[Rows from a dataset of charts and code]
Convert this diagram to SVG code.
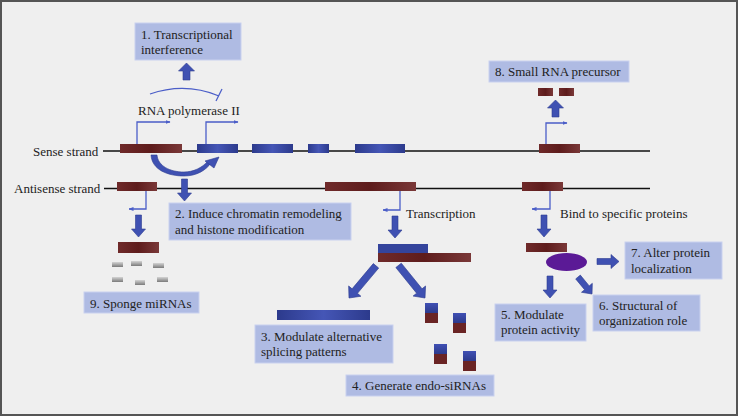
<svg xmlns="http://www.w3.org/2000/svg" width="738" height="417" viewBox="0 0 738 417">
<style>
  .t{font-family:"Liberation Serif","Times New Roman","DejaVu Serif",serif;font-size:13px;fill:#222}
  .box{fill:#afbbe3;stroke:#c9d1ef;stroke-width:1}
  .strand{stroke:#111;stroke-width:1.5}
  .thin{fill:none;stroke:#4b5ec8;stroke-width:1.3}
  .blk{fill:#3f51b2;stroke:#2e3d90;stroke-width:0.6}
  .red{fill:url(#gRed)}
  .blue{fill:url(#gBlue)}
  .gray{fill:url(#gGray)}
</style>
<defs>
  <linearGradient id="gRed" x1="0" y1="0" x2="1" y2="0">
    <stop offset="0" stop-color="#6f2a2a"/>
    <stop offset="0.5" stop-color="#5e1c1c"/>
    <stop offset="1" stop-color="#7a3838"/>
  </linearGradient>
  <linearGradient id="gBlue" x1="0" y1="0" x2="1" y2="0">
    <stop offset="0" stop-color="#2c3a8c"/>
    <stop offset="0.5" stop-color="#4556b6"/>
    <stop offset="1" stop-color="#2c3a8c"/>
  </linearGradient>
  <linearGradient id="gGray" x1="0" y1="0" x2="0" y2="1">
    <stop offset="0" stop-color="#d4d4d4"/>
    <stop offset="1" stop-color="#7a7a7a"/>
  </linearGradient>
  <linearGradient id="gSiB" x1="0" y1="0" x2="0" y2="1">
    <stop offset="0" stop-color="#4050b4"/>
    <stop offset="1" stop-color="#2c3a8c"/>
  </linearGradient>
  <marker id="mh" viewBox="0 0 10 10" refX="9" refY="5" markerWidth="5" markerHeight="5" orient="auto" markerUnits="userSpaceOnUse">
    <path d="M0,1 L10,5 L0,9 z" fill="#4b5ec8"/>
  </marker>
  <polygon id="a22" points="0,0 -7,-8 -3,-8 -3,-22 3,-22 3,-8 7,-8"/>
  <polygon id="a17" points="0,0 -8,-8 -3.5,-8 -3.5,-17 3.5,-17 3.5,-8 8,-8"/>
  <polygon id="a42" points="0,0 -8,-9 -3.5,-9 -3.5,-42 3.5,-42 3.5,-9 8,-9"/>
  <g id="si">
    <rect x="0" y="0" width="13" height="10" fill="url(#gSiB)"/>
    <rect x="0" y="10" width="13" height="10" fill="#6a2424"/>
  </g>
</defs>

<rect x="1" y="1" width="736" height="414" fill="#efefef" stroke="#555" stroke-width="2"/>

<g id="strands">
  <line class="strand" x1="103" y1="151" x2="650" y2="151"/>
  <line class="strand" x1="104" y1="188.5" x2="650" y2="188.5"/>
  <text class="t" x="33" y="156">Sense strand</text>
  <text class="t" x="14" y="193">Antisense strand</text>
</g>

<g id="sense-exons">
  <rect class="red" x="120" y="144" width="62" height="9"/>
  <rect class="blue" x="197" y="144" width="41" height="9"/>
  <rect class="blue" x="252" y="144" width="41" height="9"/>
  <rect class="blue" x="308" y="144" width="21" height="9"/>
  <rect class="blue" x="355" y="144" width="50" height="9"/>
  <rect class="red" x="539" y="144" width="41" height="9"/>
</g>

<g id="antisense-exons">
  <rect class="red" x="117" y="182" width="40" height="9"/>
  <rect class="red" x="325" y="182" width="91" height="9"/>
  <rect class="red" x="522" y="182" width="41" height="9"/>
</g>

<g id="node1">
  <rect class="box" x="135" y="23" width="106" height="37"/>
  <text class="t" x="141" y="39">1. Transcriptional</text>
  <text class="t" x="141" y="54">interference</text>
</g>

<g id="rnapol">
  <text class="t" x="138" y="115">RNA polymerase II</text>
</g>

<g id="node2">
  <rect class="box" x="169" y="203" width="182" height="37"/>
  <text class="t" x="175" y="218">2. Induce chromatin remodeling</text>
  <text class="t" x="175" y="233.5">and histone modification</text>
</g>

<g id="node9">
  <rect class="red" x="118" y="242" width="41" height="11"/>
  <rect class="gray" x="112" y="262" width="11" height="5"/>
  <rect class="gray" x="131" y="261" width="11" height="5"/>
  <rect class="gray" x="153" y="263" width="11" height="5"/>
  <rect class="gray" x="112" y="277" width="11" height="5"/>
  <rect class="gray" x="135" y="280" width="10" height="5"/>
  <rect class="gray" x="157" y="277" width="11" height="5"/>
  <rect class="box" x="84" y="292" width="115" height="21"/>
  <text class="t" x="90" y="308">9. Sponge miRNAs</text>
</g>

<g id="transcript">
  <text class="t" x="406" y="218">Transcription</text>
  <rect class="red" x="378" y="253" width="93" height="9"/>
  <rect x="378" y="244" width="50" height="9" fill="#34449c"/>
</g>

<g id="node3">
  <rect class="blue" x="277" y="310" width="93" height="10"/>
  <rect class="box" x="255" y="325" width="138" height="38"/>
  <text class="t" x="261" y="341">3. Modulate alternative</text>
  <text class="t" x="261" y="356">splicing patterns</text>
</g>

<g id="node4">
  <use href="#si" x="425" y="303"/>
  <use href="#si" x="453" y="313"/>
  <use href="#si" x="434" y="344"/>
  <use href="#si" x="463" y="351"/>
  <rect class="box" x="346" y="375" width="148" height="21"/>
  <text class="t" x="352" y="390">4. Generate endo-siRNAs</text>
</g>

<g id="protein">
  <text class="t" x="560" y="218">Bind to specific proteins</text>
  <rect class="red" x="526" y="243" width="41" height="9"/>
  <ellipse cx="566.5" cy="262" rx="20.5" ry="9" fill="#5b1a96"/>
</g>

<g id="node5">
  <rect class="box" x="495" y="304" width="91" height="37"/>
  <text class="t" x="501" y="319">5. Modulate</text>
  <text class="t" x="501" y="334">protein activity</text>
</g>

<g id="node6">
  <rect class="box" x="593" y="295" width="107" height="36"/>
  <text class="t" x="599" y="310">6. Structural of</text>
  <text class="t" x="599" y="325">organization role</text>
</g>

<g id="node7">
  <rect class="box" x="625" y="242" width="97" height="37"/>
  <text class="t" x="631" y="257">7. Alter protein</text>
  <text class="t" x="631" y="272.5">localization</text>
</g>

<g id="node8">
  <rect class="box" x="489" y="61" width="140" height="21"/>
  <text class="t" x="495" y="76">8. Small RNA precursor</text>
  <rect class="red" x="538" y="88" width="15" height="8"/>
  <rect class="red" x="559" y="88" width="15" height="8"/>
</g>

<g id="connectors">
  <!-- promoter arrows -->
  <path class="thin" d="M137,144 V122 H170" marker-end="url(#mh)"/>
  <path class="thin" d="M206,144 V122 H238" marker-end="url(#mh)"/>
  <path class="thin" d="M546,144 V123 H567" marker-end="url(#mh)"/>
  <!-- antisense transcription arrows -->
  <path class="thin" d="M146,191 V209 H129" marker-end="url(#mh)"/>
  <path class="thin" d="M400,191 V210 H383" marker-end="url(#mh)"/>
  <path class="thin" d="M550,191 V209 H532" marker-end="url(#mh)"/>
  <!-- inhibition -->
  <path class="thin" d="M150,94 Q185,82 219,96"/>
  <line class="thin" x1="222" y1="89" x2="216" y2="101"/>
  <!-- crescent arrow -->
  <path class="blk" d="M151,155 C152,170 168,176 184,176 C197,176 206,170 211,163 L208,161 C202,168 193,172 184,172 C170,172 158,166 157,155 Z"/>
  <polygon class="blk" points="219,157 205,161 214,168"/>
  <!-- block arrows -->
  <use href="#a17" class="blk" transform="translate(186.5,63) rotate(180)"/>
  <use href="#a22" class="blk" transform="translate(184.5,201)"/>
  <use href="#a22" class="blk" transform="translate(138.5,237)"/>
  <use href="#a22" class="blk" transform="translate(395,238)"/>
  <use href="#a22" class="blk" transform="translate(544,237)"/>
  <use href="#a22" class="blk" transform="translate(550,298)"/>
  <use href="#a22" class="blk" transform="translate(619,261.5) rotate(-90)"/>
  <use href="#a22" class="blk" transform="translate(592,294) rotate(-39.5)"/>
  <use href="#a17" class="blk" transform="translate(555.5,100) rotate(180)"/>
  <use href="#a42" class="blk" transform="translate(349,298) rotate(40)"/>
  <use href="#a42" class="blk" transform="translate(425,298) rotate(-39)"/>
</g>
</svg>
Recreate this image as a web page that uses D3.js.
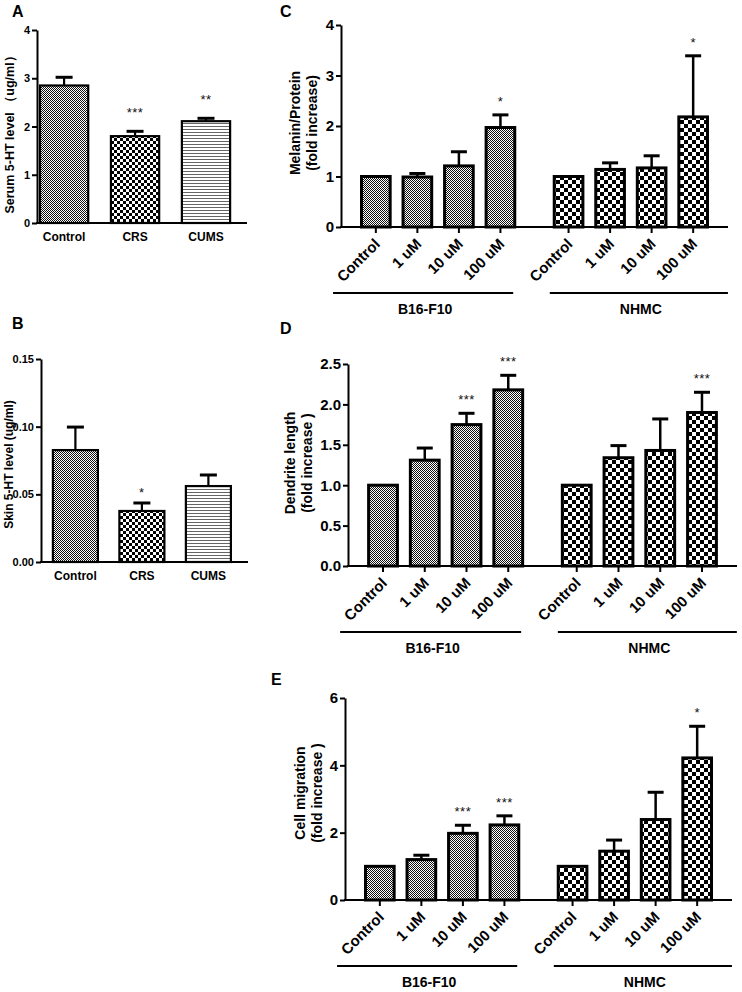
<!DOCTYPE html>
<html><head><meta charset="utf-8">
<script src="https://cdn.jsdelivr.net/npm/d3@7"></script>
<style>
body{margin:0;background:#fff;}
svg{display:block;}
</style></head><body>
<svg id="chart" width="742" height="992"></svg>
<script>
// ---------- DATA ----------
const catsAB = ["Control", "CRS", "CUMS"];
const serumMean = [2.85, 1.80, 2.11];
const serumErr = [0.17, 0.10, 0.06];
const serumSig = ["", "***", "**"];
const serumTicks = [0, 1, 2, 3, 4];

const skinMean = [0.0827, 0.0377, 0.0561];
const skinErr = [0.0170, 0.0059, 0.0082];
const skinSig = ["", "*", ""];
const skinTicks = [0, 0.05, 0.10, 0.15];

const groups = ["B16-F10", "NHMC"];
const doses = ["Control", "1 uM", "10 uM", "100 uM"];

const melaninB16 = [1.00, 0.99, 1.21, 1.97];
const melaninB16Err = [0, 0.07, 0.28, 0.25];
const melaninB16Sig = ["", "", "", "*"];
const melaninNHMC = [1.00, 1.14, 1.17, 2.18];
const melaninNHMCErr = [0, 0.13, 0.24, 1.21];
const melaninNHMCSig = ["", "", "", "*"];
const melaninTicks = [0, 1, 2, 3, 4];

const dendriteB16 = [1.00, 1.31, 1.75, 2.18];
const dendriteB16Err = [0, 0.15, 0.14, 0.18];
const dendriteB16Sig = ["", "", "***", "***"];
const dendriteNHMC = [1.00, 1.34, 1.43, 1.90];
const dendriteNHMCErr = [0, 0.15, 0.39, 0.25];
const dendriteNHMCSig = ["", "", "", "***"];
const dendriteTicks = [0, 0.5, 1.0, 1.5, 2.0, 2.5];

const migrationB16 = [1.00, 1.20, 1.98, 2.23];
const migrationB16Err = [0, 0.13, 0.24, 0.27];
const migrationB16Sig = ["", "", "***", "***"];
const migrationNHMC = [1.00, 1.45, 2.39, 4.22];
const migrationNHMCErr = [0, 0.33, 0.81, 0.94];
const migrationNHMCSig = ["", "", "", "*"];
const migrationTicks = [0, 2, 4, 6];

// ---------- SETUP ----------
const svg = d3.select("#chart");
const defs = svg.append("defs");
const BOLD = "'Liberation Sans', Arial, sans-serif";
const NARROW = "'Liberation Sans Narrow', 'Liberation Sans', Arial, sans-serif";

function checker(id, size, color) {
  const p = defs.append("pattern").attr("id", id).attr("patternUnits", "userSpaceOnUse")
    .attr("width", size * 2).attr("height", size * 2);
  p.append("rect").attr("width", size * 2).attr("height", size * 2).attr("fill", "#fff");
  p.append("rect").attr("width", size).attr("height", size).attr("fill", color).attr("shape-rendering", "crispEdges");
  p.append("rect").attr("x", size).attr("y", size).attr("width", size).attr("height", size).attr("fill", color).attr("shape-rendering", "crispEdges");
}
checker("fine", 1, "#111");
checker("check3", 3, "#000");
checker("check4", 4, "#000");
(function () {
  const p = defs.append("pattern").attr("id", "hlines").attr("patternUnits", "userSpaceOnUse")
    .attr("width", 4).attr("height", 3);
  p.append("rect").attr("width", 4).attr("height", 3).attr("fill", "#fff");
  p.append("rect").attr("y", 0).attr("width", 4).attr("height", 1).attr("fill", "#666").attr("shape-rendering", "crispEdges");
})();

function panelLetter(t, x, y) {
  svg.append("text").attr("x", x).attr("y", y).text(t)
    .attr("font-family", BOLD).attr("font-weight", "bold").attr("font-size", 16);
}

function yAxis(g, y, ticks, fmt, x0, fontSize, family) {
  const ax = g.append("g").attr("transform", `translate(${x0},0)`)
    .call(d3.axisLeft(y).tickValues(ticks).tickFormat(fmt).tickSize(5).tickSizeOuter(0).tickPadding(2));
  ax.select(".domain").attr("stroke", "#000").attr("stroke-width", 2);
  ax.selectAll(".tick line").attr("stroke", "#000").attr("stroke-width", 2);
  ax.selectAll(".tick text").attr("font-family", family).attr("font-weight", "bold")
    .attr("font-size", fontSize).attr("fill", "#000");
  return ax;
}

function bars(g, items, y, strokeW, errW, capW, starOffset) {
  const y0 = y(0);
  g.selectAll(null).data(items).enter().append("rect")
    .attr("x", d => d.x).attr("width", d => d.w)
    .attr("y", d => y(d.mean)).attr("height", d => y0 - y(d.mean))
    .attr("fill", d => `url(#${d.fill})`).attr("stroke", "#000").attr("stroke-width", strokeW);
  const e = items.filter(d => d.err > 0);
  g.selectAll(null).data(e).enter().append("line")
    .attr("x1", d => d.x + d.w / 2).attr("x2", d => d.x + d.w / 2)
    .attr("y1", d => y(d.mean)).attr("y2", d => y(d.mean + d.err))
    .attr("stroke", "#000").attr("stroke-width", errW);
  g.selectAll(null).data(e).enter().append("line")
    .attr("x1", d => d.x + d.w / 2 - capW / 2).attr("x2", d => d.x + d.w / 2 + capW / 2)
    .attr("y1", d => y(d.mean + d.err)).attr("y2", d => y(d.mean + d.err))
    .attr("stroke", "#000").attr("stroke-width", 3);
  g.selectAll(null).data(items.filter(d => d.sig)).enter().append("text")
    .attr("x", d => d.x + d.w / 2).attr("y", d => y(d.mean + d.err) - starOffset)
    .attr("text-anchor", "middle").attr("font-family", BOLD).attr("font-size", 13)
    .attr("letter-spacing", 0.5).attr("fill", "#111").text(d => d.sig);
}

// ---------- SIMPLE PANELS (A, B) ----------
function simplePanel(c) {
  const g = svg.append("g");
  const y = d3.scaleLinear().domain([c.ticks[0], c.ticks[c.ticks.length - 1]]).range([c.yBot, c.yTop]);
  const x = d3.scaleBand().domain(c.cats).range([c.x0, c.xEnd])
    .paddingInner(c.pi).paddingOuter(c.po).align(c.align);
  const items = c.cats.map((k, i) => ({ x: x(k), w: x.bandwidth(), mean: c.mean[i], err: c.err[i], sig: c.sig[i], fill: c.fills[i] }));
  bars(g, items, y, 2.2, 2.2, 17, c.starOffset);
  yAxis(g, y, c.ticks, c.fmt, c.x0, 11, NARROW);
  g.append("line").attr("x1", c.x0 - 1).attr("x2", c.xEnd).attr("y1", c.yBot).attr("y2", c.yBot)
    .attr("stroke", "#000").attr("stroke-width", 2);
  g.selectAll(null).data(c.cats).enter().append("text")
    .attr("x", d => x(d) + x.bandwidth() / 2).attr("y", c.yBot + 18)
    .attr("text-anchor", "middle").attr("font-family", NARROW).attr("font-weight", "bold")
    .attr("font-size", 12).text(d => d);
  g.append("text").attr("transform", `translate(${c.labelX},${(c.yTop + c.yBot) / 2 + c.labelDy}) rotate(-90)`)
    .attr("text-anchor", "middle").attr("dominant-baseline", "central")
    .attr("font-family", NARROW).attr("font-weight", "bold").attr("font-size", c.labelSize).text(c.ylabel);
}

panelLetter("A", 12, 17);
simplePanel({
  cats: catsAB, mean: serumMean, err: serumErr, sig: serumSig, ticks: serumTicks, fmt: d3.format("d"),
  x0: 37, xEnd: 247, yTop: 30, yBot: 223, pi: 0.32, po: 0.14, align: 0.15,
  fills: ["fine", "check3", "hlines"], ylabel: "Serum 5-HT level （ug/ml）", labelX: 10, labelDy: 5,
  labelSize: 12.5, starOffset: 14
});
panelLetter("B", 12, 329);
simplePanel({
  cats: catsAB, mean: skinMean, err: skinErr, sig: skinSig, ticks: skinTicks, fmt: d3.format(".2f"),
  x0: 41, xEnd: 248, yTop: 359, yBot: 562, pi: 0.323, po: 0.218, align: 0.41,
  fills: ["fine", "check3", "hlines"], ylabel: "Skin 5-HT level (ug/ml)", labelX: 9, labelDy: 4,
  labelSize: 12, starOffset: 6
});

// ---------- GROUPED PANELS (C, D, E) ----------
function groupedPanel(c) {
  const g = svg.append("g");
  const y = d3.scaleLinear().domain([c.ticks[0], c.ticks[c.ticks.length - 1]]).range([c.yBot, c.yTop]);
  const xg = d3.scaleBand().domain(groups).range([c.x0, c.xEnd]).paddingInner(0.138).paddingOuter(0.073);
  const xd = d3.scaleBand().domain(doses).range([0, xg.bandwidth()]).paddingInner(0.31).paddingOuter(0.155);
  const series = [
    { grp: groups[0], mean: c.b16, err: c.b16Err, sig: c.b16Sig, fill: "fine" },
    { grp: groups[1], mean: c.nhmc, err: c.nhmcErr, sig: c.nhmcSig, fill: "check4" }
  ];
  const items = [];
  series.forEach(s => doses.forEach((d, i) => items.push({
    grp: s.grp, dose: d, x: xg(s.grp) + xd(d), w: xd.bandwidth(),
    mean: s.mean[i], err: s.err[i], sig: s.sig[i], fill: s.fill
  })));
  bars(g, items, y, 3, 2.5, 16, 9);
  yAxis(g, y, c.ticks, c.fmt, c.x0, 15, BOLD);
  // x axis line
  g.append("line").attr("x1", c.x0 - 1).attr("x2", c.xEnd).attr("y1", c.yBot).attr("y2", c.yBot)
    .attr("stroke", "#000").attr("stroke-width", 2);
  // x ticks
  g.selectAll(null).data(items).enter().append("line")
    .attr("x1", d => d.x + d.w / 2).attr("x2", d => d.x + d.w / 2)
    .attr("y1", c.yBot).attr("y2", c.yBot + 6).attr("stroke", "#000").attr("stroke-width", 2);
  // rotated labels
  g.selectAll(null).data(items).enter().append("text")
    .attr("transform", d => `translate(${d.x + d.w / 2 + 5},${c.yBot + 18}) rotate(-45)`)
    .attr("text-anchor", "end").attr("font-family", BOLD).attr("font-weight", "bold")
    .attr("font-size", 15).text(d => d.dose);
  // group lines and labels
  const ext = { "B16-F10": [-22, -8], "NHMC": [2, 14] };
  groups.forEach(gr => {
    const a = xg(gr) + ext[gr][0], b = xg(gr) + xg.bandwidth() + ext[gr][1];
    g.append("line").attr("x1", a).attr("x2", b).attr("y1", c.yBot + 66).attr("y2", c.yBot + 66)
      .attr("stroke", "#000").attr("stroke-width", 1.8);
    g.append("text").attr("x", (a + b) / 2 + 2).attr("y", c.yBot + 87).attr("text-anchor", "middle")
      .attr("font-family", BOLD).attr("font-weight", "bold").attr("font-size", 14).text(gr);
  });
  // y label (two lines)
  const cy = (c.yTop + c.yBot) / 2 + c.labelDy;
  c.ylabel.forEach((t, i) => {
    g.append("text").attr("transform", `translate(${c.x0 + c.labelDx[i]},${cy}) rotate(-90)`)
      .attr("text-anchor", "middle").attr("dominant-baseline", "central")
      .attr("font-family", BOLD).attr("font-weight", "bold").attr("font-size", 14).text(t);
  });
}

panelLetter("C", 280, 17);
groupedPanel({
  b16: melaninB16, b16Err: melaninB16Err, b16Sig: melaninB16Sig,
  nhmc: melaninNHMC, nhmcErr: melaninNHMCErr, nhmcSig: melaninNHMCSig,
  ticks: melaninTicks, fmt: d3.format("d"), x0: 341, xEnd: 728, yTop: 25, yBot: 227,
  ylabel: ["Melanin/Protein", "(fold increase)"], labelDx: [-46, -29], labelDy: -3
});
panelLetter("D", 280, 334);
groupedPanel({
  b16: dendriteB16, b16Err: dendriteB16Err, b16Sig: dendriteB16Sig,
  nhmc: dendriteNHMC, nhmcErr: dendriteNHMCErr, nhmcSig: dendriteNHMCSig,
  ticks: dendriteTicks, fmt: d3.format(".1f"), x0: 348, xEnd: 737, yTop: 364, yBot: 566,
  ylabel: ["Dendrite length", "(fold increase )"], labelDx: [-58, -41], labelDy: -2
});
panelLetter("E", 271, 685);
groupedPanel({
  b16: migrationB16, b16Err: migrationB16Err, b16Sig: migrationB16Sig,
  nhmc: migrationNHMC, nhmcErr: migrationNHMCErr, nhmcSig: migrationNHMCSig,
  ticks: migrationTicks, fmt: d3.format("d"), x0: 345, xEnd: 732, yTop: 698, yBot: 900,
  ylabel: ["Cell migration", "(fold increase )"], labelDx: [-45, -28], labelDy: -6
});
</script>
</body></html>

(GIVEN INSTRUCTION)
Repeat, with no pictures, exactly the lines from the one containing "Recreate this image" through the one containing "const skinTicks = [0, 0.05, 0.10, 0.15];", the first and last included.

(TASK RESPONSE)
Recreate this image as a web page that uses D3.js.
<!DOCTYPE html>
<html><head><meta charset="utf-8">
<script src="https://cdn.jsdelivr.net/npm/d3@7"></script>
<style>
body{margin:0;background:#fff;}
svg{display:block;}
</style></head><body>
<svg id="chart" width="742" height="992"></svg>
<script>
// ---------- DATA ----------
const catsAB = ["Control", "CRS", "CUMS"];
const serumMean = [2.85, 1.80, 2.11];
const serumErr = [0.17, 0.10, 0.06];
const serumSig = ["", "***", "**"];
const serumTicks = [0, 1, 2, 3, 4];

const skinMean = [0.0827, 0.0377, 0.0561];
const skinErr = [0.0170, 0.0059, 0.0082];
const skinSig = ["", "*", ""];
const skinTicks = [0, 0.05, 0.10, 0.15];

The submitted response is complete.